Ahora bien, un proceso en el que la rutina burocrática jugó fuerte, (aprobando informes y soluciones pero dejando siempre para mañana su instrumentación concreta) trajo como imprevista consecuencia que la Ciudadela no fuera alterada ni demolida y que se mantuviera casi sin variantes hasta el día en que los españoles debieron evacuarla definitivamente (en junio de 1814). Y algo a nuestro objeto más relevante: hizo que su majestuosa portada quedara en pie. Se habría alegrado por ello Claudio Macé, coronel del regimiento de infantería de Mallorca, quien en informe realizado en aquella auditoría de 1770, decía: "Y si más menudamente se va a detallar toda dicha Ciudadela, se verá que en todas sus partes es defectuosa y que lo único bueno es una hermosa portada y una bonita capilla".

Nada nuevo pasó desde entonces. La vida siguió su curso y la "hermosa portada" vería flamear varias banderas: española, inglesa, de nuevo española, de las Provincias Unidas y en 1815 los colores de Artigas tras la entrada de Otorgués en Montevideo, que con buenas razones marcó presencia y destruyó el escudo de los Borbones. Siguieron luego las de los imperios de Portugal y Brasil y por fin la del novel Estado uruguayo, una de cuyas primeras medidas fue demoler murallas y baluartes, pasar a mejor destino las maderas y hierros del puente levadizo, tapar los fosos, y luego -desde 1836- convertir la puerta que tanto trabajo diera a los Cardoso... en acceso al mercado de la ciudad.

Notas:

(1) Portobelo era una de las plazas fuertes del Caribe que servían a España como mojones de su dominio en América. Atacada varias veces por Drake y Morgan, era el eslabón más débil del sistema; bien elegida entonces por el almirante Edward Vernon para una incursión al estilo Pearl Harbor. La toma de la ciudad, en noviembre de 1739, precedió en un día a la declaración de guerra de Inglaterra a España. La noticia llegó a Montevideo desde el Perú (y con ella la orden perentoria de fortificar la ciudad) antes que los instructivos que, en igual sentido, emanaran de la corte de Felipe V.

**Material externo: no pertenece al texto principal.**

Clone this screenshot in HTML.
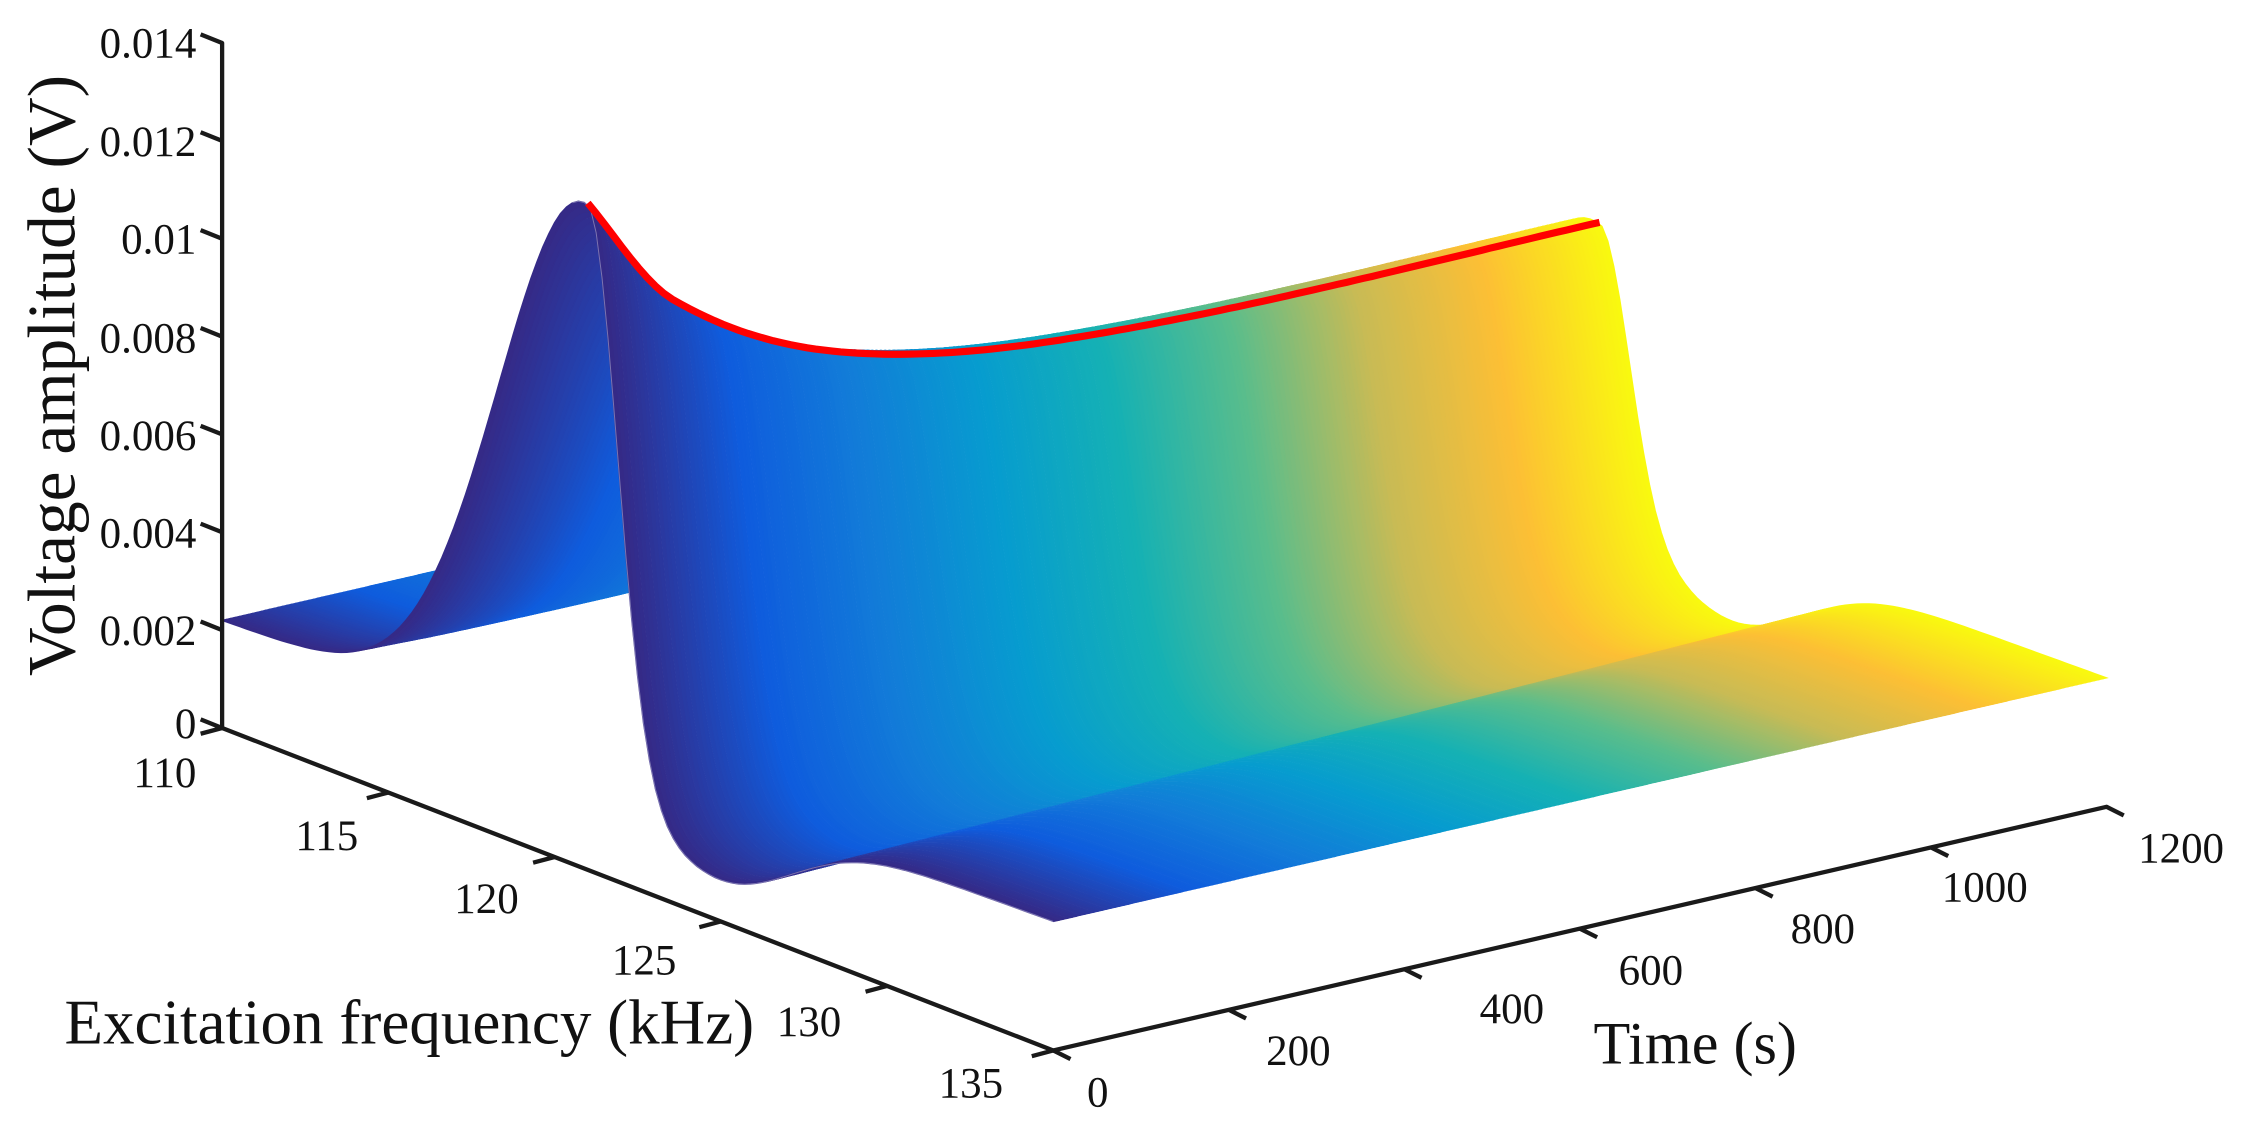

(2) Juan Alejandro Apolant: "Instantáneas de la época colonial: autos y hechos por el Teniente D. JPH. Gómez contra el Coronel D. Diego Cardoso y el Teniente D. Esteban Durán por haberle sindicado de mulato. El juicio se extendió entre febrero de 1749 y enero de 1752. En Montevideo se tomó declaración a ciento setenta y tres vecinos, entre ellos a cinco cabildantes (no fue tan poca tormenta...), y se constató en el fallo final que el teniente Gómez era hombre "de legítimo, claro, noble y limpio linaje". Según algunos testigos, todo habría tenido origen en expresiones de un marino de paso por el puerto, quien supuestamente conocía a Gómez de niño y al verlo dijo: "Buena tierra es esta, donde los mulatos son oficiales; aquí me quiero quedar, que presto seré capitán". Enemistado con el teniente (que a su vez era crítico de su obra), Cardoso no perdía oportunidad de reiterar la anécdota, y en su declaración admite haber "repetido lo que el pueblo dice (...) y si hubiera oído decir que era hereje o judío, lo hubiera repetido también".

IMAGEN DE PORTADA: Plano del ingeniero Domingo Petrarca, con la Ciudadela proyectada ocupando aproximadamente el lugar hoy comprendido entre 18 de Julio, Paraguay, San José y Río Negro.